From the moment I skipped into my first ballet class, I knew it was for me. Having donned my pink leotard and skirt, got myself some perfect new shoes, and scooped my hair up into a pink scrunchied ponytail, I was ready. What followed was 45 minutes of good toes-bad toes (where we learnt how to point or flex our feet), pony gallops (because why wouldn’t this be a necessary skill for any aspiring ballerina), and sprinkling ourselves with fairy dust (an essential finishing touch to make ourselves beautiful ballet dancers).

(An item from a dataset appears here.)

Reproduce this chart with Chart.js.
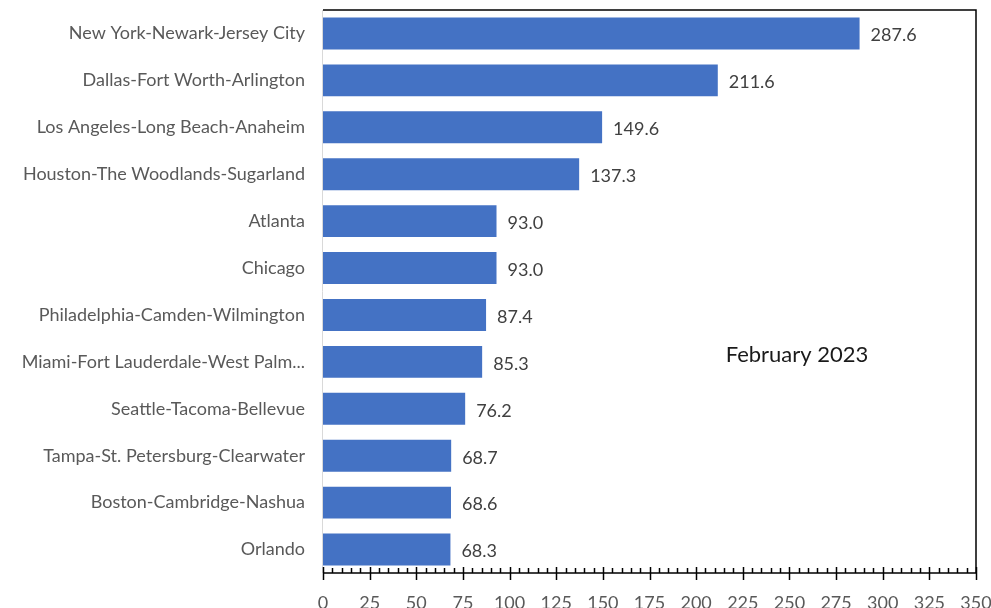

I was less than 3 years old at this point, and obviously the technique became a more advanced as I progressed through the grades with friends that I made in that very first class (but we never outgrew our love of glitter).

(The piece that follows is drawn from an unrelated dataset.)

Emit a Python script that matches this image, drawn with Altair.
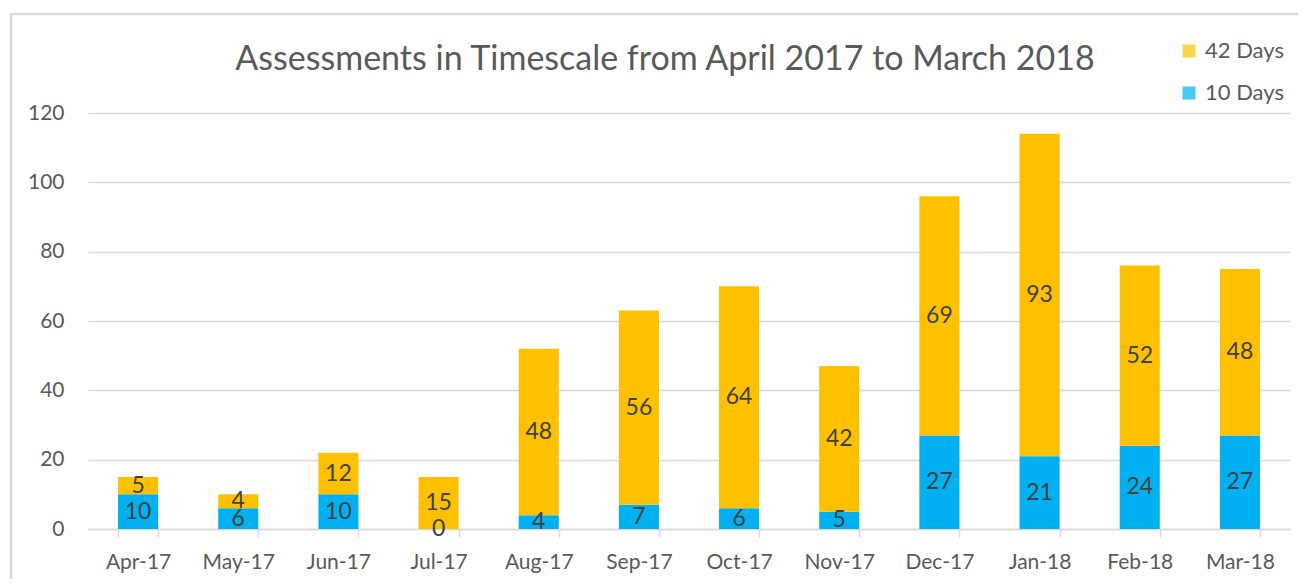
import altair as alt
import pandas as pd

months = ["Apr-17", "May-17", "Jun-17", "Jul-17", "Aug-17", "Sep-17",
          "Oct-17", "Nov-17", "Dec-17", "Jan-18", "Feb-18", "Mar-18"]
days10 = [10, 6, 10, 0, 4, 7, 6, 5, 27, 21, 24, 27]
days42 = [5, 4, 12, 15, 48, 56, 64, 42, 69, 93, 52, 48]
series = ["42 Days", "10 Days"]
colors = ["#FFC000", "#00B0F0"]
y_ticks = [0, 20, 40, 60, 80, 100, 120]

rows = []
for m, a, b in zip(months, days10, days42):
    rows.append({"month": m, "series": "10 Days", "value": a, "ord": 0})
    rows.append({"month": m, "series": "42 Days", "value": b, "ord": 1})
df = pd.DataFrame(rows)

FONT = "Lato"
GREY = "#595959"

x_enc = alt.X("month:N", sort=months, title=None,
              scale=alt.Scale(paddingInner=0.6, paddingOuter=0.3),
              axis=alt.Axis(labelAngle=0, labelFontSize=21, labelColor=GREY,
                            labelFont=FONT, labelPadding=14,
                            domainColor="#D9D9D9", domainWidth=1.5,
                            tickColor="#D9D9D9", tickWidth=1.5, tickSize=8,
                            tickBand="extent", grid=False))

base = alt.Chart(df)

bars = base.mark_bar().encode(
    x=x_enc,
    y=alt.Y("value:Q", stack="zero", title=None,
            scale=alt.Scale(domain=[0, 120], nice=False),
            axis=alt.Axis(values=y_ticks, labelFontSize=21, labelColor=GREY,
                          labelFont=FONT, labelPadding=24, domain=False,
                          ticks=False, gridColor="#D9D9D9", gridWidth=1.5)),
    color=alt.Color("series:N", scale=alt.Scale(domain=series, range=colors),
                    legend=alt.Legend(title=None, orient="none", legendX=1090,
                                      legendY=-73, labelFontSize=22,
                                      labelFont=FONT, labelColor=GREY,
                                      symbolType="square", symbolSize=170,
                                      symbolStrokeWidth=0, symbolOpacity=0.7,
                                      rowPadding=20, labelOffset=5)),
    order=alt.Order("ord:Q", sort="ascending"),
)

labels = base.transform_stack(
    stack="value", groupby=["month"], as_=["v0", "v1"],
    sort=[alt.SortField("ord", order="ascending")]
).transform_calculate(
    mid="(datum.v0 + datum.v1) / 2"
).mark_text(fontSize=23, font=FONT, color="#404040", baseline="middle").encode(
    x=alt.X("month:N", sort=months),
    y=alt.Y("mid:Q"),
    text=alt.Text("value:Q"),
)

border = alt.Chart(pd.DataFrame({"a": [0]})).mark_rect(
    fill=None, stroke="#D9D9D9", strokeWidth=2.5
).encode(x=alt.value(-77), x2=alt.value(1260), y=alt.value(-99), y2=alt.value(520))

chart = alt.layer(border, bars, labels).properties(
    width=1202, height=416,
    title=alt.TitleParams("Assessments in Timescale from April 2017 to March 2018",
                          fontSize=34, font=FONT, fontWeight="normal",
                          color=GREY, anchor="middle", dx=-24, offset=0, dy=64),
    autosize=alt.AutoSizeParams(type="none"),
    padding={"left": 80, "top": 105, "right": 8, "bottom": 50},
).configure_view(stroke=None)

chart.save("out.html", embed_options={"renderer": "svg", "actions": False})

Of course, it wasn’t always easy. The hours of practice, the bruises, and the sore feet were just the normal schedule and the gruelling build up to exams was even more intense. Dances would be drilled until they were perfected and the blood, sweat and tears that went into the exam process were real. It was all made worth it in the end when we gained Passes, Merits or Distinctions, and were given our certificates and badges to prove it. I only achieved Distinction twice, at Pre-Primary, the first ever grade, and Grade 8, the final grade, but it seemed all the more special that I started and finished my ‘ballet experience’ this way.
The sense of community in a dance school encompassed by these showcases is one of the most memorable features for me
Our annual shows were always fun, bringing everyone from age 2 all the way through to 18 years old together to celebrate dance. All That Jazz, Chim Chim Che-ree and many other musical classics popped up frequently across the years, showcasing Ballet, Jazz, Tap and other varieties of dance in an entertaining and lively show. The sense of community in a dance school encompassed by these showcases is one of the most memorable features for me. You progress from being a little toddler led onto stage, to being the older dancer who is the leader. It’s impossible not to feel yourself grow and to know you’re a part of something special.

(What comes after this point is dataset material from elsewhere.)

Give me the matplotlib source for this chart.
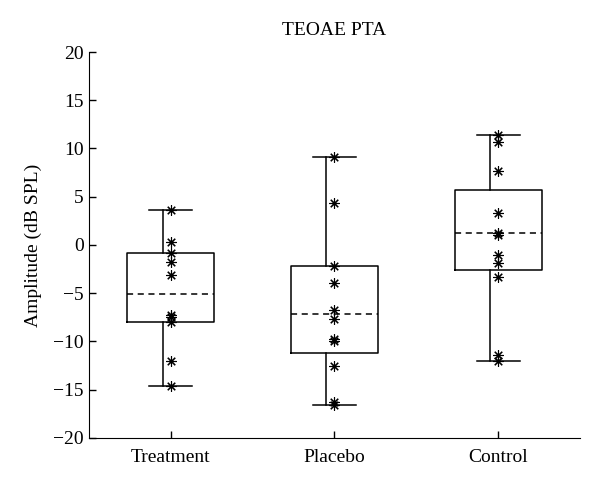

Around the time I went into year 7, there was suddenly a massive drop in attendance, and our class of 12 went down to just 4. Clearly entering high school meant ballet just wasn’t cool anymore. While this was a shock at the time, experiencing such an enormous change in class dynamics actually worked in our favour, as we were able to have more focused and individual coaching. After losing one more classmate, the final 3 of us continued to the (not so) bitter end, and completed our Grade 8 exam together. Although classes were still syllabus oriented and exam driven, they became increasingly more like therapy sessions as we would all moan or rant for an hour of the lesson, and then agree that we really ought to get on with the Barre exercises we contemplated at the start.
I would recommend ballet for the discipline, the posture, the grace, and the fun it brings
Being able to continue dancing at Warwick has meant so much to me. I have made so many friends through dance, had a chance to be on an exec, and kept fit while managing to avoid the gym. Whether you have been dancing your whole life or are only just starting now, I would recommend ballet for the discipline, the posture, the grace, and the fun it brings. From good toes-bad toes to Prima Ballerina level, there are so many ways to enjoy ballet, so all I would say is, keep dancing!